It’s common knowledge that we need to make sure we get enough protein in our diets — especially those of us in the fitness world on a quest to build more muscle and tone — but do we know why we need it? Do we know how much we need in a day? And do we know what foods are rich in protein…?
Proteins are one of the three macronutrients which are simply long chains of amino acids that the body requires in order to do a lot of cool things. Think of protein as a long chain, and the amino acids are each link. Those links can be laid out a lot of different ways, therefore, there are a lot of different types of proteins. And I hate to be the bearer of bad news, but building muscle is not on the top of your body’s to-do list when it comes to the distribution and usage of protein. Your body requires those amino acids (the “links”) to also build skin, nails, hormones and enzymes in the body and then if it has some leftover, well, then it will use that overage to help out build those guns you’ve been working on.
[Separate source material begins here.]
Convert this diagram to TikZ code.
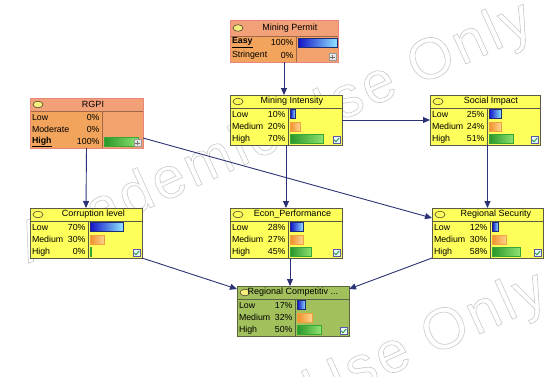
\documentclass[tikz,border=0pt]{standalone}
\usepackage{fontspec}
\setmainfont{Liberation Sans}
\newfontfamily\wmfont[LetterSpace=6]{Liberation Sans}
\usetikzlibrary{arrows.meta,calc}
\definecolor{connc}{HTML}{2B3275}
\definecolor{orBody}{HTML}{F2A45C}
\definecolor{orTitle}{HTML}{F2A078}
\definecolor{orPanel}{HTML}{F2A26C}
\definecolor{orLine}{HTML}{A06848}
\definecolor{orFrame}{HTML}{E8867E}
\definecolor{ylBody}{HTML}{FFFF5C}
\definecolor{ylLine}{HTML}{5A5A48}
\definecolor{grBody}{HTML}{A2C15C}
\definecolor{grLine}{HTML}{5A6440}
\definecolor{ovFill}{HTML}{F6EE7C}
\definecolor{ovLine}{HTML}{504830}
\definecolor{bBlueL}{HTML}{1414C8}
\definecolor{bBlueR}{HTML}{90E8FF}
\definecolor{bBlueD}{HTML}{1E2C78}
\definecolor{bOrL}{HTML}{F0922E}
\definecolor{bOrR}{HTML}{FFD690}
\definecolor{bOrD}{HTML}{F0A040}
\definecolor{bGrL}{HTML}{2A982A}
\definecolor{bGrR}{HTML}{8EE270}
\definecolor{bGrD}{HTML}{36A636}
\definecolor{chkc}{HTML}{1F9A3A}
\tikzset{
  every node/.style={inner sep=0pt,outer sep=0pt},
  conn/.style={draw=connc,line width=0.9pt,-{Triangle[length=7pt,width=6pt]}},
  rowtext/.style={font=\fontsize{8.8}{10}\selectfont},
  titletext/.style={font=\fontsize{9}{10}\selectfont},
  orangebody/.style={fill=orBody}, orangetitle/.style={fill=orTitle}, orangepanel/.style={fill=orPanel},
  orangeline/.style={draw=orLine,line width=0.7pt}, orangeframe/.style={draw=orFrame,line width=1pt},
  orangeoval/.style={draw=ovLine,fill=ovFill,line width=0.6pt},
  yellowbody/.style={fill=ylBody}, yellowtitle/.style={fill=ylBody}, yellowpanel/.style={fill=ylBody},
  yellowline/.style={draw=ylLine,line width=0.7pt}, yellowframe/.style={draw=ylLine,line width=1pt},
  yellowoval/.style={draw=ovLine,fill=ylBody,line width=0.6pt},
  greenbody/.style={fill=grBody}, greentitle/.style={fill=grBody}, greenpanel/.style={fill=grBody},
  greenline/.style={draw=grLine,line width=0.7pt}, greenframe/.style={draw=grLine,line width=1pt},
  greenoval/.style={draw=ovLine,fill=ovFill,line width=0.6pt},
  bluebar/.style={left color=bBlueL,right color=bBlueR,draw=bBlueD,line width=0.5pt},
  orangebar/.style={left color=bOrL,right color=bOrR,draw=bOrD,line width=0.5pt},
  greenbar/.style={left color=bGrL,right color=bGrR,draw=bGrD,line width=0.5pt},
  iconbox/.style={fill=white!92!cyan,draw=gray!70!blue,line width=0.5pt},
  plusbox/.style={fill=gray!20,draw=gray!80,line width=0.5pt},
  watermark/.style={rotate=24.5,text=gray!42,font=\wmfont\fontsize{58}{58}\selectfont}
}
% kind, id, x, y, w, h, title height, divider x
\newcommand\bnbox[8]{%
  \fill[#1body] (#3,#4) rectangle ++(#5,#6);
  \fill[#1title] (#3,#4) rectangle ++(#5,#7);
  \fill[#1panel] (#8,#4+#7) rectangle (#3+#5,#4+#6);
  \draw[#1line] (#3,#4+#7) -- ++(#5,0);
  \draw[#1line] (#8,#4+#7) -- (#8,#4+#6);
  \node[#1frame,anchor=north west,minimum width=#5pt,minimum height=#6pt] (#2) at (#3,#4) {};}
% kind, id, x, y, title height, title centre x, text
\newcommand\bntitle[7]{%
  \draw[#1oval] (#3+8,#4+#5/2) ellipse [x radius=5pt,y radius=3.3pt];
  \node[titletext] (#2t) at (#6,#4+#5/2) {#7};}
% id, x, y centre, divider x, label, pct, bar length, bar kind
\newcommand\bnrow[8]{%
  \node[rowtext,anchor=west] (#1a) at (#2+2,#3) {#5};
  \node[rowtext,anchor=east] (#1b) at (#4-2.5,#3) {#6};
  \ifdim#7pt>0pt \draw[#8bar] (#4+2.5,#3-4.5) rectangle ++(#7,9);\fi}
\newcommand\bncheck[1]{%
  \draw[iconbox] ($(#1.south east)+(-9,-1.5)$) rectangle ++(7,-7);
  \draw[chkc,line width=0.9pt] ($(#1.south east)+(-7.6,-5)$) -- ++(1.6,1.8) -- ++(3.2,-3.8);}
\newcommand\bnplus[1]{%
  \draw[plusbox] ($(#1.south east)+(-9,-1.5)$) rectangle ++(7,-7);
  \draw[gray!90!black,line width=0.6pt] ($(#1.south east)+(-5.5,-2.8)$) -- ++(0,-4.4)
    ($(#1.south east)+(-7.7,-5)$) -- ++(4.4,0);}
\begin{document}
\begin{tikzpicture}[x=1pt,y=-1pt]
\useasboundingbox (0,0) rectangle (550,376);
\clip (0,0) rectangle (550,376);
\fill[white] (0,0) rectangle (550,376);
% watermark
\node[watermark] (wm1) at (276,134) {\special{pdf:literal direct 0.6 w 1 Tr}Academic Use Only\special{pdf:literal direct 0 Tr}};
\node[watermark] (wm2) at (290,404) {\special{pdf:literal direct 0.6 w 1 Tr}Academic Use Only\special{pdf:literal direct 0 Tr}};
% Mining Permit
\bnbox{orange}{MP}{230}{20}{108}{42}{16}{296}
\bntitle{orange}{MP}{230}{20}{16}{290}{Mining Permit}
\bnrow{MPr1}{230}{42.5}{296}{\underline{\textbf{Easy}}}{100\%}{39}{blue}
\bnrow{MPr2}{230}{55.5}{296}{Stringent}{0\%}{0}{blue}
\bnplus{MP}
% RGPI
\bnbox{orange}{RGPI}{30}{98}{113}{50}{13}{102}
\bntitle{orange}{RGPI}{30}{98}{13}{93}{RGPI}
\bnrow{RGr1}{30}{117.2}{102}{Low}{0\%}{0}{blue}
\bnrow{RGr2}{30}{129.5}{102}{Moderate}{0\%}{0}{orange}
\bnrow{RGr3}{30}{141.8}{102}{\underline{\textbf{High}}}{100\%}{34}{green}
\bnplus{RGPI}
% Mining Intensity
\bnbox{yellow}{MI}{230}{95}{112}{50}{13}{288}
\bntitle{yellow}{MI}{230}{95}{13}{292}{Mining Intensity}
\bnrow{MIr1}{230}{114.2}{288}{Low}{10\%}{4.7}{blue}
\bnrow{MIr2}{230}{126.5}{288}{Medium}{20\%}{9.4}{orange}
\bnrow{MIr3}{230}{138.8}{288}{High}{70\%}{32.9}{green}
\bncheck{MI}
% Social Impact
\bnbox{yellow}{SI}{430}{95}{110}{50}{13}{487}
\bntitle{yellow}{SI}{430}{95}{13}{491}{Social Impact}
\bnrow{SIr1}{430}{114.2}{487}{Low}{25\%}{11.8}{blue}
\bnrow{SIr2}{430}{126.5}{487}{Medium}{24\%}{11.3}{orange}
\bnrow{SIr3}{430}{138.8}{487}{High}{51\%}{24}{green}
\bncheck{SI}
% Corruption level
\bnbox{yellow}{CL}{30}{208}{112}{50}{13}{88}
\bntitle{yellow}{CL}{30}{208}{13}{93.5}{Corruption level}
\bnrow{CLr1}{30}{227.2}{88}{Low}{70\%}{32.9}{blue}
\bnrow{CLr2}{30}{239.5}{88}{Medium}{30\%}{14.1}{orange}
\bnrow{CLr3}{30}{251.8}{88}{High}{0\%}{0.6}{green}
\bncheck{CL}
% Econ_Performance
\bnbox{yellow}{EP}{230}{208}{112}{50}{13}{288}
\bntitle{yellow}{EP}{230}{208}{13}{292.5}{Econ\_Performance}
\bnrow{EPr1}{230}{227.2}{288}{Low}{28\%}{13.2}{blue}
\bnrow{EPr2}{230}{239.5}{288}{Medium}{27\%}{12.7}{orange}
\bnrow{EPr3}{230}{251.8}{288}{High}{45\%}{21.2}{green}
\bncheck{EP}
% Regional Security
\bnbox{yellow}{RS}{432}{208}{111}{50}{13}{490}
\bntitle{yellow}{RS}{432}{208}{13}{496}{Regional Security}
\bnrow{RSr1}{432}{227.2}{490}{Low}{12\%}{5.6}{blue}
\bnrow{RSr2}{432}{239.5}{490}{Medium}{30\%}{14.1}{orange}
\bnrow{RSr3}{432}{251.8}{490}{High}{58\%}{27.3}{green}
\bncheck{RS}
% Regional Competitiveness
\bnbox{green}{RC}{237}{286}{112}{50}{13}{295}
\bntitle{green}{RC}{237}{286}{13}{293}{Regional Competitiv ...}
\bnrow{RCr1}{237}{305.2}{295}{Low}{17\%}{8}{blue}
\bnrow{RCr2}{237}{317.5}{295}{Medium}{32\%}{15}{orange}
\bnrow{RCr3}{237}{329.8}{295}{High}{50\%}{23.5}{green}
\bncheck{RC}
% connectors
\draw[conn] (MP.south) -- (MP.south |- MI.north);
\draw[conn] (MI.east) -- (SI.west);
\draw[conn] (MI.south) -- (EP.north);
\draw[conn] (RS.north |- SI.south) -- (RS.north);
\draw[conn] (RGPI.south) -- (CL.north);
\draw[conn] ($(RGPI.north east)+(0,40)$) -- ($(RS.north west)+(0,10)$);
\draw[conn] (CL.south east) -- ($(RC.north west)+(0,3)$);
\draw[conn] ($(EP.south)+(4,0)$) -- ($(RC.north)+(-3,0)$);
\draw[conn] (RS.south west) -- ($(RC.north east)+(0,3)$);
\end{tikzpicture}
\end{document}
This is why it’s imperative to take in extra protein when you’re training as compared to your sedentary counterparts.
“How much protein is enough?” one might wonder. It can be confusing with loads of different recommendations out there and various calculations but according to the Academy of Nutrition and Dietetics (the people who credential Registered Dietitians and Sports Dietitians), for those engaging in higher levels of exercise, a good rule of thumb is 1.2-1.4g/kg bodyweight for endurance athletes and 1.6-1.7g/kg bodyweight for strength athletes. The recommendation for regular non-exercising folks is .6-.8g/kg bodyweight (for comparison purposes).
5’6 female, 140 pounds (63.6 kg)
Endurance requirements: 89g protein daily
Strength requirements: 108g protein daily
There are other “methods” for calculating needs out there including assuming 1g protein per pound of bodyweight. So in the case of our 5’6 female, that would amount to 140g protein daily. But the issue there is for most people who are not professional athletes and have families and jobs and obligations, that can be a hard number to attain. As a registered dietitian, I would then recommend somewhere around the 100g range for this particular client and see how that goes for a period of time. Make sense?
“So that’s just great - I need 100g of protein daily, but what foods do I need to eat?” Proteins are rich in all of your meats, poultry and seafood including flank steak and all red meat, chicken, turkey shrimp, salmon and white fish as well as other animal proteins such as eggs and dairy. But there are other plant-based sources of protein such as beans, tofu (soy protein), seitan (protein from wheat), vegetable and rice protein supplements amongst some others. However, the protein content is not as abundant as in animal protein sources, so combining both sources is always a great idea in order to meet your intake, and maintain variety in the diet.
Making sure to get enough protein in is no easy task. It requires planning and time to shop at the store. Looking ahead at your week and knowing what meals you’re going to prepare will create success. Some tips to make sure to get enough protein are as follows:
Start the day with eggs, egg whites or overnight oats made with protein powder.
Plan all meals around your protein source and build around it.
Have a few protein rich snacks such as greek yogurt and cottage cheese on hand for in between meal snacks.
Add legumes such as chick peas and lentils to salads.
Include variety and experiment with some protein sources you may have not tried like cooking scallops at home or a plant-based protein that you’ve never had (such as tofu).
In summary, proteins are one of the three macronutrients along with carbohydrates and dietary fats, that are necessary in order to maintain killer function in the human body. Protein in particular, is needed in order to build muscle and create that lean, toned physique you’ve been working for. It’s very important to understand that all proteins are not created equal, and taking in a variety of different proteins daily, and making sure to have a protein at most meals is super important for your health, bodily function and progress in the gym.